Unresolved questions

  • Should we use Tremor URLs in Create statements to reference artefacts we create instances from?
  • Should we add means to instead of using a TremorURL also enable referencing artefacts by id (or artefact-type, artefact-id pair)?
  • Should we really allow users to create instances of unconnected artefacts? While it gives power to users it might also be a source of misconfiguration. Trade-offs...

Future possibilities

Configure Artefacts using Script blocks

Given the plan is to implement the with block as syntax sugar around a tremor-script block with a multi-let expression, we could enable the feature to use a more complex script block to define the configuration record. E.g. if we need to dispatch on som arguments and chose different config entries based on that, this would not be possible using a with block.

Example:

define file connector my_file_connector
args
dispatch_arg = "default"
script
match dispatch_arg of
case "snot" => {"snot": true, "arg": dispatch_arg}
case "badger" => {"badger": true, "arg": dispatch_arg}
default => {"default": true}
end
end

Graceful Operations

We could add statement variants for create that fail if an instance with the same id already exists or that gracefully do nothing if that is the case. This graceful behavior needs to be able to verify that the existing instance is from the very same artefact, and for this might be checking the artefact content too, not just its name.

Non-String Tremor-URLs

It would be nice for static analysis of troy scripts to have tremor urls in connect statements to not be strings, but to have them use ids as references to defined artefacts or already created artefact instances. string urls allow references outside the context of the current troy script though, which might or might not be valid based on the state of the registry at the point of creation. So maybe, an id based syntax for tremor-urls might help with error detection in troy scripts but would only work when referencing artefacts and instances is limited to the current troy script (including imports).
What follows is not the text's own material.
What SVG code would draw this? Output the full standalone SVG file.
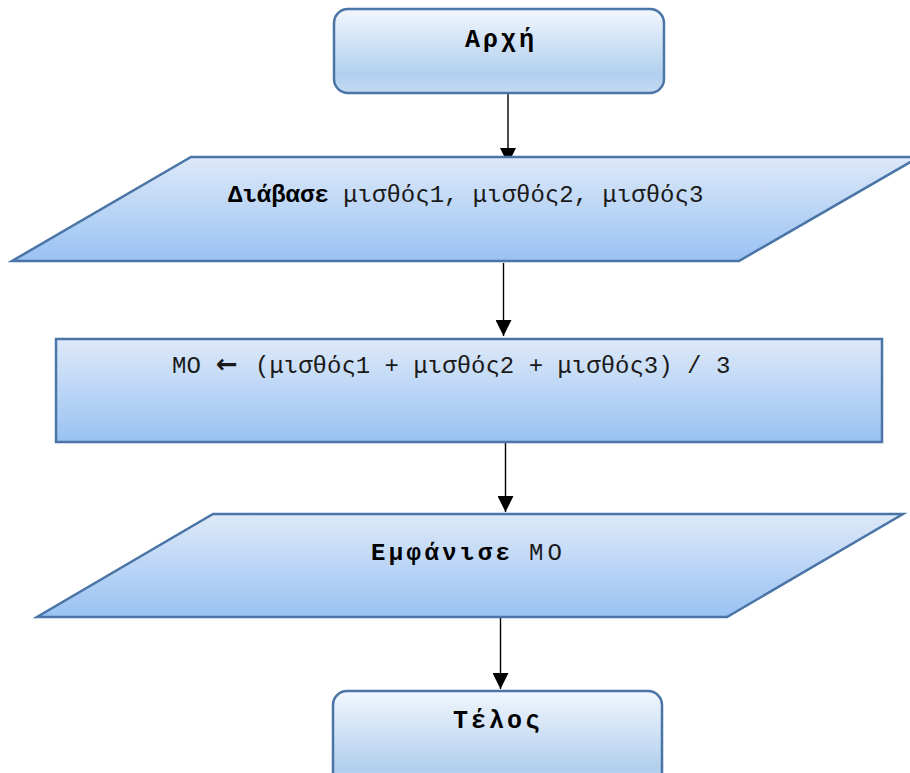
<svg xmlns="http://www.w3.org/2000/svg" width="910" height="773" viewBox="0 0 910 773">
  <defs>
    <linearGradient id="gradTerminal" x1="0" y1="0" x2="0" y2="1">
      <stop offset="0" stop-color="#f2f7fd"/>
      <stop offset="0.78" stop-color="#b1cfee"/>
      <stop offset="1" stop-color="#c4dbf2"/>
    </linearGradient>
    <linearGradient id="gradBlock" x1="0" y1="0" x2="0" y2="1">
      <stop offset="0" stop-color="#dee9f8"/>
      <stop offset="1" stop-color="#99c2f3"/>
    </linearGradient>
    <marker id="arrowHead" markerUnits="userSpaceOnUse" markerWidth="16" markerHeight="16" viewBox="0 0 16 16" refX="16" refY="8" orient="auto">
      <path d="M0,0 L16,8 L0,16 Z" fill="#000"/>
    </marker>
  </defs>
  <style>
    .terminal { fill: url(#gradTerminal); stroke: #4a75a6; stroke-width: 2.5; }
    .block { fill: url(#gradBlock); stroke: #4a75a6; stroke-width: 2.5; }
    .flow { stroke: #000; stroke-width: 1.4; fill: none; marker-end: url(#arrowHead); }
    .label { font-family: "Liberation Mono", "DejaVu Sans Mono", monospace; font-size: 24px; fill: #1a1a1a; }
    .strong { font-weight: bold; fill: #000; }
    .title { font-family: "Liberation Mono", "DejaVu Sans Mono", monospace; font-size: 25px; font-weight: bold; letter-spacing: 3px; fill: #000; }
  </style>

  <rect width="910" height="773" fill="#fff"/>

  <!-- connectors (drawn beneath the shapes) -->
  <g id="connectors">
    <line class="flow" x1="508" y1="93" x2="508" y2="164"/>
    <line class="flow" x1="503.5" y1="263" x2="503.5" y2="336"/>
    <line class="flow" x1="505.5" y1="443" x2="505.5" y2="512"/>
    <line class="flow" x1="500.5" y1="618" x2="500.5" y2="689"/>
  </g>

  <!-- start -->
  <g id="start">
    <rect class="terminal" x="334" y="9" width="330" height="84" rx="14" ry="14"/>
    <text class="title" x="465" y="47">Αρχή</text>
  </g>

  <!-- input -->
  <g id="read">
    <polygon class="block" points="191,157 919,157 739,261 12,261"/>
    <text class="label" x="228" y="202"><tspan class="strong">Διάβασε</tspan> μισθός1, μισθός2, μισθός3</text>
  </g>

  <!-- assignment -->
  <g id="average">
    <rect class="block" x="56" y="339" width="826" height="103"/>
    <text class="label" y="373"><tspan x="172">MO</tspan><tspan x="216" font-family="DejaVu Sans, sans-serif" font-weight="bold" font-size="26">←</tspan><tspan x="255">(μισθός1 + μισθός2 + μισθός3) / 3</tspan></text>
  </g>

  <!-- output -->
  <g id="show">
    <polygon class="block" points="213,514 903,514 727,617 37,617"/>
    <text class="label" y="560"><tspan x="371" class="strong" letter-spacing="3.4">Εμφάνισε</tspan><tspan x="529" letter-spacing="4">ΜΟ</tspan></text>
  </g>

  <!-- end -->
  <g id="end">
    <rect class="terminal" x="333" y="691" width="329" height="100" rx="14" ry="14"/>
    <text class="title" x="453" y="728" letter-spacing="3.6">Τέλος</text>
  </g>
</svg>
Some ideas to spawn discussion:

pipeline:my_pipeline/instance_id:in

If we change the requirement for artefact ids to be globally unique, not only per artefact type, we wouldnt even need to prefix them with their artefact type every time:

my_pipeline/instance_id:in

Define Codecs and interceptors (a.k.a pre- and post-processors)

It might be nice to be able to define codecs and interceptors as well in the deployment language. That will mean:

  • builtin codecs and interceptors are predefined in something like a Troy stdlib:
intrinsic codec json;
  • codecs and interceptors can be provided with configuration and be referencable under a unique name.
define codec pretty_json from json
with
pretty = true,
indent = 4,
end;

This will solve the current problem that pre- and postprocessors are not configurable. It will nonetheless introduce another type of artefact that actually isnt a proper artefact, and so applying the language concepts to it might not fully work out and lead to confusion.

Also it is not possible to fully define codecs and interceptors inside troy. They are all written in rust for performance reasons. The only thing we can do is to configure them and associate a codec/interceptor with its configuration and make this pair referencable within the language.

Think about what the natural extension and evolution of your proposal would be and how it would affect Tremor as a whole in a holistic way. Try to use this section as a tool to more fully consider all possible interactions with the project in your proposal. Also consider how the this all fits into the roadmap for the project and of the relevant sub-team.

This is also a good place to "dump ideas", if they are out of scope for the RFC you are writing but otherwise related.

If you have tried and cannot think of any future possibilities, you may simply state that you cannot think of anything.

Note that having something written down in the future-possibilities section is not a reason to accept the current or a future RFC; such notes should be in the section on motivation or rationale in this or subsequent RFCs. The section merely provides additional information.